Proprietária da escola Carlitos, a poucos metros de sua casa, incomodava-se com o fato de os alunos não conhecerem a história do bairro e quase sempre estarem trancados em automóveis. Certa vez, ela contou a alguns deles que, antigamente, não havia grades na praça Buenos Aires. "Ficaram surpresos com a imagem de uma praça sem grades", lembra.
Pediu aos professores das mais diversas matérias, de artes a português, passando por história e por estudos sociais, que tirassem os alunos da sala de aula e os pusessem na rua. Passaram a ir atrás de documentos, fotos, depoimentos de velhos moradores e reportagens de jornais antigos. O esforço de um ano resultou no livro "Um Bairro Chamado Higienópolis", de 150 páginas.

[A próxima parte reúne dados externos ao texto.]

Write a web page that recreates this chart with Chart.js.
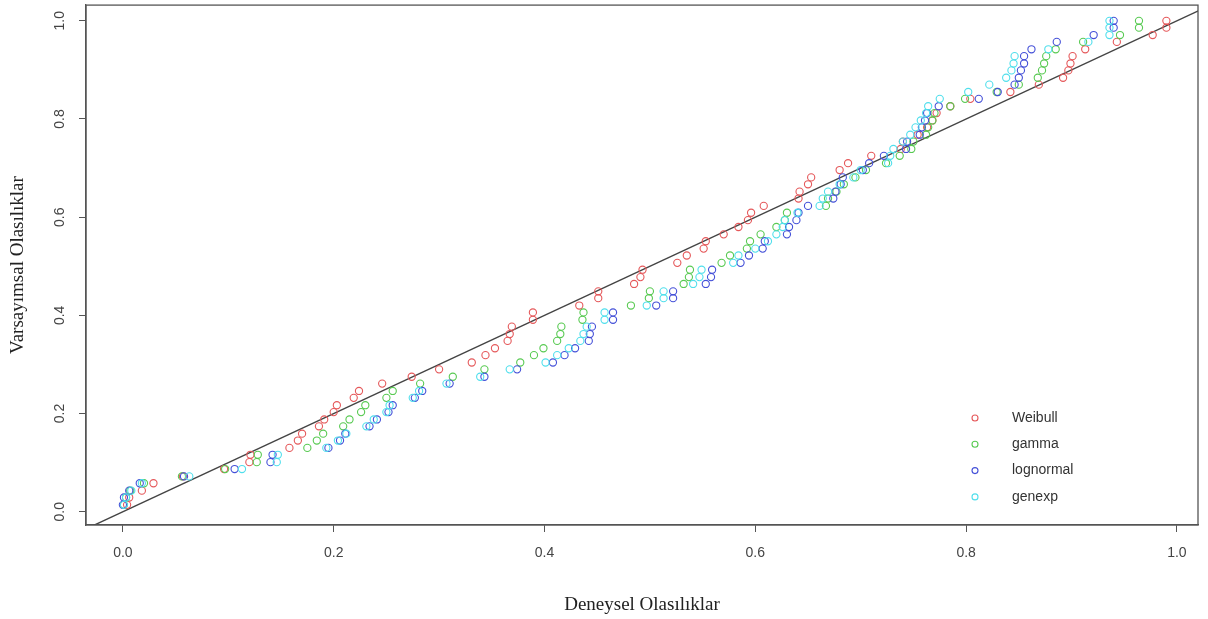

Descobriram, entusiasmados, que dona Veridiana Valéria da Silva, mulher divorciada, raridade na época, importara da Europa uma máquina de fazer sorvete. Um dos grandes acontecimentos da elite paulistana era tomar sorvete na mansão, construída em 1884, no estilo de um castelo francês do Renascimento, hoje sede do fechadíssimo São Paulo Club. Até então o nome Veridiana na placa de rua em que está a mansão nada significava -muito menos sorvete. Também não imaginavam que a Faap tivesse sido criada por iniciativa de um milionário que tinha vergonha do atraso cultural brasileiro e que pretendia estimular a produção artística.
Na garimpagem das fotos, viram, na avenida Higienópolis, até então de terra batida, um bonde puxado por burros. Durante a reconstrução histórica, tomaram conhecimento da guerra entre os alunos da USP e os do Mackenzie na rua Maria Antônia. Neste ano, está programado que o livro saia do papel. As fotos, devidamente explicadas em textos escritos por alunos, deverão ser expostas ao ar livre. Manuela já sabe exatamente onde vai montar a exposição: na praça Buenos Aires. Simplesmente pelo prazer de mostrar aquele espaço sem grades.